Beyond the Performance: What Theater Classes Can Really Do For Your Kids
posted by vyomi , May 29, 2018
Ever considered enrolling your children in a theater workshop during vacations? You must have wondered if they would contribute in any way to your child's development. Or did you simply think of theater as another fun way to keep them entertained?
From a distance, an acting class for kids might look like a great way to dress up, rehearse lines and perform on stage. That's not all, though. Apart from fulfilling your children's starry-eyed dreams, here are five very important skills your child can learn from a theater workshop.
Have you ever watched your child hesitate or find it a bit hard to talk in front of a group of people? Performing in front of an audience with all eyes on you, even if they are your classmates or friends, can be a daunting task. Rehearsing performances with other kids and then acting them out is an excellent way for self-conscious children to overcome their shyness and get over stage fright. A great confidence booster, this will help them to get comfortable speaking up in their everyday lives.

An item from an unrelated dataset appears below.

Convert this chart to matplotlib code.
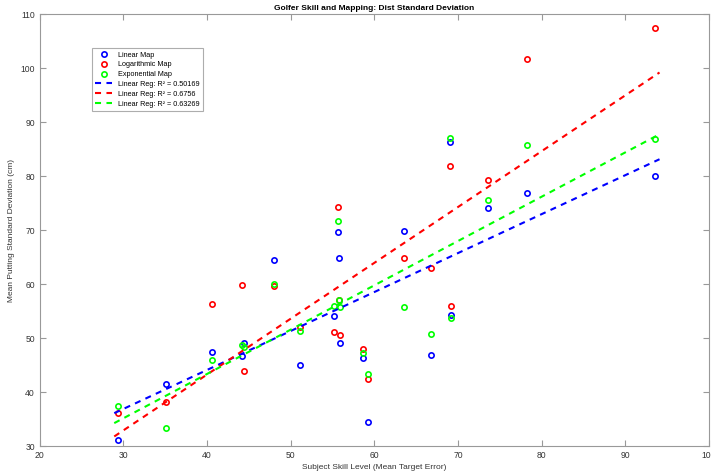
import numpy as np
import matplotlib.pyplot as plt

# Subject skill level (mean target error)
skill = [29.3, 35.1, 40.56, 44.15, 44.47, 48.0, 51.14, 55.13, 55.6, 55.73,
         55.85, 58.6, 59.2, 63.5, 66.75, 69.2, 69.0, 73.6, 78.3, 93.6]

# Mean putting standard deviation (cm) for each mapping
linear_map = [31.2, 41.5, 47.5, 46.7, 49.1, 64.4, 45.0, 54.1, 69.6, 64.8,
              49.1, 46.4, 34.4, 69.8, 46.9, 54.2, 86.4, 74.1, 76.9, 80.05]
log_map = [36.05, 38.2, 56.4, 59.8, 43.9, 59.7, 52.0, 51.2, 74.3, 57.0,
           50.6, 48.0, 42.35, 64.8, 63.0, 56.0, 81.85, 79.3, 101.7, 107.5]
exp_map = [37.4, 33.3, 45.9, 48.8, 48.3, 60.1, 51.35, 56.0, 71.6, 57.0,
           55.8, 47.2, 43.3, 55.8, 50.8, 53.8, 87.0, 75.6, 85.8, 86.9]

r2_labels = ["0.50169", "0.6756", "0.63269"]
series = [("Linear Map", linear_map, "b"),
          ("Logarithmic Map", log_map, "r"),
          ("Exponential Map", exp_map, "#00ff00")]

plt.rcParams['font.family'] = ['Liberation Sans', 'DejaVu Sans']
fig = plt.figure(figsize=(7.11, 4.73), dpi=100)
ax = fig.add_axes([0.056, 0.057, 0.941, 0.913])

x = np.array(skill)
for name, vals, col in series:
    ax.plot(x, vals, 'o', mfc='none', mec=col, ms=3.8, mew=1.2, ls='none', label=name)

# linear fits
xs = np.array([x.min() - 0.4, x.max() + 0.5])
for (name, vals, col), r2 in zip(series, r2_labels):
    p = np.polyfit(x, vals, 1)
    ax.plot(xs, np.polyval(p, xs), '--', color=col, lw=1.5, dashes=(2.9, 2.6),
            label="Linear Reg: R\u00b2 = " + r2)

ax.set_xlim(20, 100)
ax.set_ylim(30, 110)
ax.set_xticks(np.arange(20, 101, 10))
ax.set_yticks(np.arange(30, 111, 10))
ax.tick_params(direction='in', length=4, top=True, right=True, labelsize=6.2,
               colors='#999999', labelcolor='#333333', width=0.8)
for s in ax.spines.values():
    s.set_color('#999999')
    s.set_linewidth(0.8)

ax.set_title("Golfer Skill and Mapping: Dist Standard Deviation", fontsize=6,
             fontweight='bold', pad=3)
ax.set_xlabel("Subject Skill Level (Mean Target Error)", fontsize=6, color='#333333', labelpad=3)
ax.set_ylabel("Mean Putting Standard Deviation (cm)", fontsize=6, color='#333333', labelpad=4)

leg = ax.legend(loc='upper left', bbox_to_anchor=(0.078, 0.921), borderaxespad=0,
                fontsize=5.2, fancybox=False, edgecolor='#999999', handlelength=2.3,
                labelspacing=0.38, borderpad=0.45, handletextpad=0.9)
leg.get_frame().set_linewidth(0.8)

fig.savefig("out.png", dpi=100)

Hones public speaking skills
Delivering dialogues on stage requires the ability to speak clearly and give a convincing performance. Making a connection with the audience is possible only if you are able to articulate your thoughts well and clearly express yourself. Learning to speak in a steady and audible voice, voice modulation and projection techniques; are all valuable skills that your child will learn. These will come in handy later in life when presentation literacy is important.
Collaborating with different types of kids during rehearsals and activities will teach your children how to appreciate different viewpoints. They will share thoughts, give and receive constructive feedback on each other's enactments. They will also learn the importance of working together for the success of 'we-the team' rather than 'me-the individual'. Isn't this a useful skill to possess?
Sharpens communication skills
This involves both the art of lively conversation that captures the attention of the audience, as well as active listening skills. Acting requires that students learn how to pay attention to cues, lines and dialogue. If one person fumbles their lines, the next person should be able to pick them up or say something which does not break the context. This can only happen when you've been paying attention to what is being said and not lost in thought.
Drama requires us to look at things from multiple perspectives. This automatically allows development of out of box thinking skills. Putting together a show requires thinking about numerous aspects like the props, who will say what, timing etc. It will help your children to think on their feet, look at different sides of a situation and figure out the most suitable approach.